Would you transcribe the whole listing exactly, minus its pictures?

▸ DATA BLOCK
==========
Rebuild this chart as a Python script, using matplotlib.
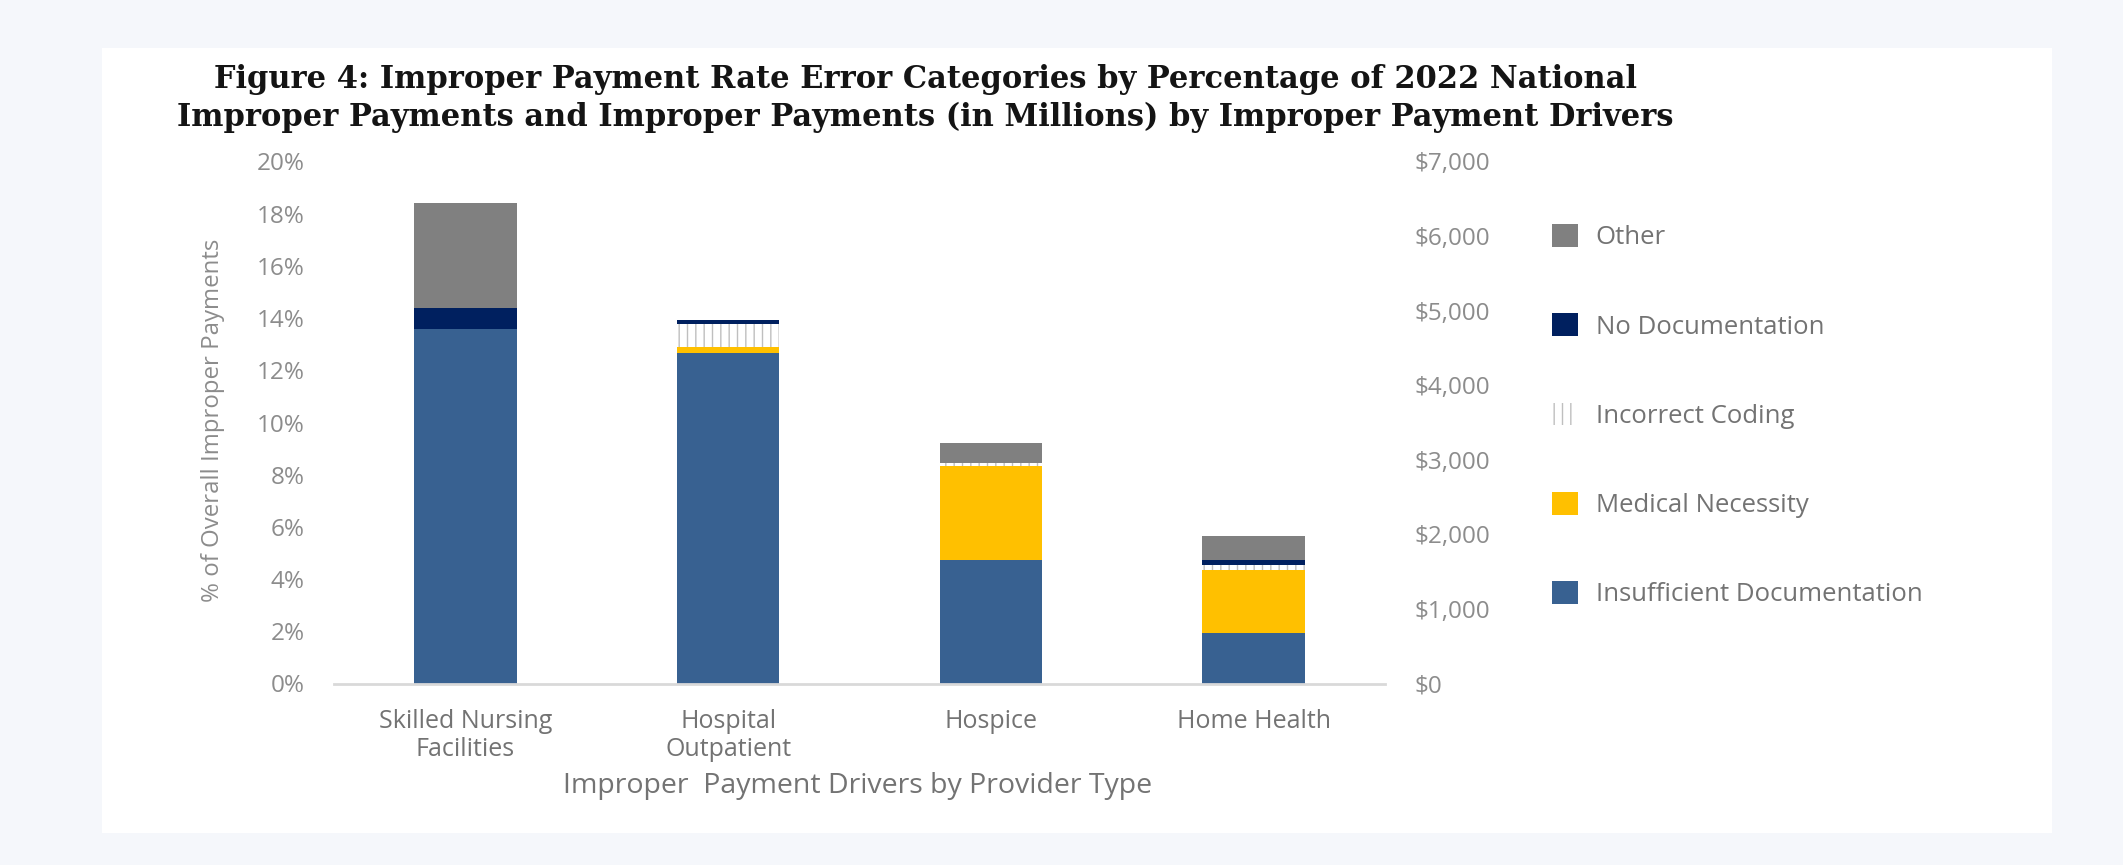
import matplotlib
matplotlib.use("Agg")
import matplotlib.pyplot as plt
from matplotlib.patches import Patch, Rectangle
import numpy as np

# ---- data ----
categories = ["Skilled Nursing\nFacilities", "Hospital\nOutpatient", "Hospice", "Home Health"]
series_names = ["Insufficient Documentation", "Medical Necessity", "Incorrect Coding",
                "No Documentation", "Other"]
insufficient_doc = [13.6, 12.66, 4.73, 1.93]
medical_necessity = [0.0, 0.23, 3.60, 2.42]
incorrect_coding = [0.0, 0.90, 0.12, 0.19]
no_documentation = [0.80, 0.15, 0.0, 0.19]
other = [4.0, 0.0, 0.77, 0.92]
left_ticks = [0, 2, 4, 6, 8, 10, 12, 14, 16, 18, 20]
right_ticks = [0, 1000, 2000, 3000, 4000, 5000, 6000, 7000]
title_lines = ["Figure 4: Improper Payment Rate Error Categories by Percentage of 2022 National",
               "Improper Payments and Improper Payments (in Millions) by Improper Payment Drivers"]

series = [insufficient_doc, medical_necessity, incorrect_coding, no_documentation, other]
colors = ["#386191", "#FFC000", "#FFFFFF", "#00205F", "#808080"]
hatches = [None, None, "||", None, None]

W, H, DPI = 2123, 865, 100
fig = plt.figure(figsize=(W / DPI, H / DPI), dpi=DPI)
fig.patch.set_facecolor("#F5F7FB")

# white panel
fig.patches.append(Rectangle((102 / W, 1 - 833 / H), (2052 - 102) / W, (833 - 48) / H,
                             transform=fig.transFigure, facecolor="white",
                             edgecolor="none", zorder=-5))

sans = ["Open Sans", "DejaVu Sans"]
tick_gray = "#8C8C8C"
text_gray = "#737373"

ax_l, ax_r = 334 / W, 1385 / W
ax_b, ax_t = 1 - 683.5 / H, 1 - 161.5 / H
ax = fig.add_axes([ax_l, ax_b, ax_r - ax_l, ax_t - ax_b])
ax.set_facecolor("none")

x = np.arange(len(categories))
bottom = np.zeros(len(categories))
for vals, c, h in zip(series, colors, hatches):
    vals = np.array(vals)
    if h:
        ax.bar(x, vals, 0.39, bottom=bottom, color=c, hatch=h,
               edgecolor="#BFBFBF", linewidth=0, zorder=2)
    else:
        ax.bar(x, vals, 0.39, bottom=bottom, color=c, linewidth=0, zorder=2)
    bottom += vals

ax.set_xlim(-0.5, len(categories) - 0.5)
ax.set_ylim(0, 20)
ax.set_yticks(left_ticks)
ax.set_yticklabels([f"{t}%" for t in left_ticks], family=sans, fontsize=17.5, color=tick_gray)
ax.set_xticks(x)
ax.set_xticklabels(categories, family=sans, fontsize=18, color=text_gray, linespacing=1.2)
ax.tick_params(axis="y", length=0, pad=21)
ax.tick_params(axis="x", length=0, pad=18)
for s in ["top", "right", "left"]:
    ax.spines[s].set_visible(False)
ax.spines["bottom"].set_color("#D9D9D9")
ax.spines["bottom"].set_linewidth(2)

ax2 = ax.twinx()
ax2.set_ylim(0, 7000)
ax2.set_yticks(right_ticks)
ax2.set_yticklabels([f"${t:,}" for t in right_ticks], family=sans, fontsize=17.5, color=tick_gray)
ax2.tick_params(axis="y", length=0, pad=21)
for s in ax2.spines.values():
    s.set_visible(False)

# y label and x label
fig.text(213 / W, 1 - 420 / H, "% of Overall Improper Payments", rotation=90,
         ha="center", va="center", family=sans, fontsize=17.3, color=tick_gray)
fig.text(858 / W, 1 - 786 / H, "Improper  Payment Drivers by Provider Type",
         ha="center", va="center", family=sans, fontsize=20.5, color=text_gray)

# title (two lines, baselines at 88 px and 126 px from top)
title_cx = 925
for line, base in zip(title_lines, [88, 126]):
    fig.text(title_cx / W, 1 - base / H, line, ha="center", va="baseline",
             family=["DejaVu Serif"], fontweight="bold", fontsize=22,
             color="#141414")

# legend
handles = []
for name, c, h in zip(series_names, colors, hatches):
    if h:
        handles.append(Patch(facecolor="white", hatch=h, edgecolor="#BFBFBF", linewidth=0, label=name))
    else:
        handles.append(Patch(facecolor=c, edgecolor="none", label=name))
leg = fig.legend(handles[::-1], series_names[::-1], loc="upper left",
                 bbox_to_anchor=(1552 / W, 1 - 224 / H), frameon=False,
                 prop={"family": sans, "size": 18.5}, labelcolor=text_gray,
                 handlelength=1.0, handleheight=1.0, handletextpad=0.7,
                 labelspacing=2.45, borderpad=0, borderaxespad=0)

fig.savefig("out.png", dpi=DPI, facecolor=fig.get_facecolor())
==========
▸ TASK RESULT
Rebuild this chart as a Python script, using matplotlib.
import matplotlib
matplotlib.use("Agg")
import matplotlib.pyplot as plt
from matplotlib.patches import Patch, Rectangle
import numpy as np

# ---- data ----
categories = ["Skilled Nursing\nFacilities", "Hospital\nOutpatient", "Hospice", "Home Health"]
series_names = ["Insufficient Documentation", "Medical Necessity", "Incorrect Coding",
                "No Documentation", "Other"]
insufficient_doc = [13.6, 12.66, 4.73, 1.93]
medical_necessity = [0.0, 0.23, 3.60, 2.42]
incorrect_coding = [0.0, 0.90, 0.12, 0.19]
no_documentation = [0.80, 0.15, 0.0, 0.19]
other = [4.0, 0.0, 0.77, 0.92]
left_ticks = [0, 2, 4, 6, 8, 10, 12, 14, 16, 18, 20]
right_ticks = [0, 1000, 2000, 3000, 4000, 5000, 6000, 7000]
title_lines = ["Figure 4: Improper Payment Rate Error Categories by Percentage of 2022 National",
               "Improper Payments and Improper Payments (in Millions) by Improper Payment Drivers"]

series = [insufficient_doc, medical_necessity, incorrect_coding, no_documentation, other]
colors = ["#386191", "#FFC000", "#FFFFFF", "#00205F", "#808080"]
hatches = [None, None, "||", None, None]

W, H, DPI = 2123, 865, 100
fig = plt.figure(figsize=(W / DPI, H / DPI), dpi=DPI)
fig.patch.set_facecolor("#F5F7FB")

# white panel
fig.patches.append(Rectangle((102 / W, 1 - 833 / H), (2052 - 102) / W, (833 - 48) / H,
                             transform=fig.transFigure, facecolor="white",
                             edgecolor="none", zorder=-5))

sans = ["Open Sans", "DejaVu Sans"]
tick_gray = "#8C8C8C"
text_gray = "#737373"

ax_l, ax_r = 334 / W, 1385 / W
ax_b, ax_t = 1 - 683.5 / H, 1 - 161.5 / H
ax = fig.add_axes([ax_l, ax_b, ax_r - ax_l, ax_t - ax_b])
ax.set_facecolor("none")

x = np.arange(len(categories))
bottom = np.zeros(len(categories))
for vals, c, h in zip(series, colors, hatches):
    vals = np.array(vals)
    if h:
        ax.bar(x, vals, 0.39, bottom=bottom, color=c, hatch=h,
               edgecolor="#BFBFBF", linewidth=0, zorder=2)
    else:
        ax.bar(x, vals, 0.39, bottom=bottom, color=c, linewidth=0, zorder=2)
    bottom += vals

ax.set_xlim(-0.5, len(categories) - 0.5)
ax.set_ylim(0, 20)
ax.set_yticks(left_ticks)
ax.set_yticklabels([f"{t}%" for t in left_ticks], family=sans, fontsize=17.5, color=tick_gray)
ax.set_xticks(x)
ax.set_xticklabels(categories, family=sans, fontsize=18, color=text_gray, linespacing=1.2)
ax.tick_params(axis="y", length=0, pad=21)
ax.tick_params(axis="x", length=0, pad=18)
for s in ["top", "right", "left"]:
    ax.spines[s].set_visible(False)
ax.spines["bottom"].set_color("#D9D9D9")
ax.spines["bottom"].set_linewidth(2)

ax2 = ax.twinx()
ax2.set_ylim(0, 7000)
ax2.set_yticks(right_ticks)
ax2.set_yticklabels([f"${t:,}" for t in right_ticks], family=sans, fontsize=17.5, color=tick_gray)
ax2.tick_params(axis="y", length=0, pad=21)
for s in ax2.spines.values():
    s.set_visible(False)

# y label and x label
fig.text(213 / W, 1 - 420 / H, "% of Overall Improper Payments", rotation=90,
         ha="center", va="center", family=sans, fontsize=17.3, color=tick_gray)
fig.text(858 / W, 1 - 786 / H, "Improper  Payment Drivers by Provider Type",
         ha="center", va="center", family=sans, fontsize=20.5, color=text_gray)

# title (two lines, baselines at 88 px and 126 px from top)
title_cx = 925
for line, base in zip(title_lines, [88, 126]):
    fig.text(title_cx / W, 1 - base / H, line, ha="center", va="baseline",
             family=["DejaVu Serif"], fontweight="bold", fontsize=22,
             color="#141414")

# legend
handles = []
for name, c, h in zip(series_names, colors, hatches):
    if h:
        handles.append(Patch(facecolor="white", hatch=h, edgecolor="#BFBFBF", linewidth=0, label=name))
    else:
        handles.append(Patch(facecolor=c, edgecolor="none", label=name))
leg = fig.legend(handles[::-1], series_names[::-1], loc="upper left",
                 bbox_to_anchor=(1552 / W, 1 - 224 / H), frameon=False,
                 prop={"family": sans, "size": 18.5}, labelcolor=text_gray,
                 handlelength=1.0, handleheight=1.0, handletextpad=0.7,
                 labelspacing=2.45, borderpad=0, borderaxespad=0)

fig.savefig("out.png", dpi=DPI, facecolor=fig.get_facecolor())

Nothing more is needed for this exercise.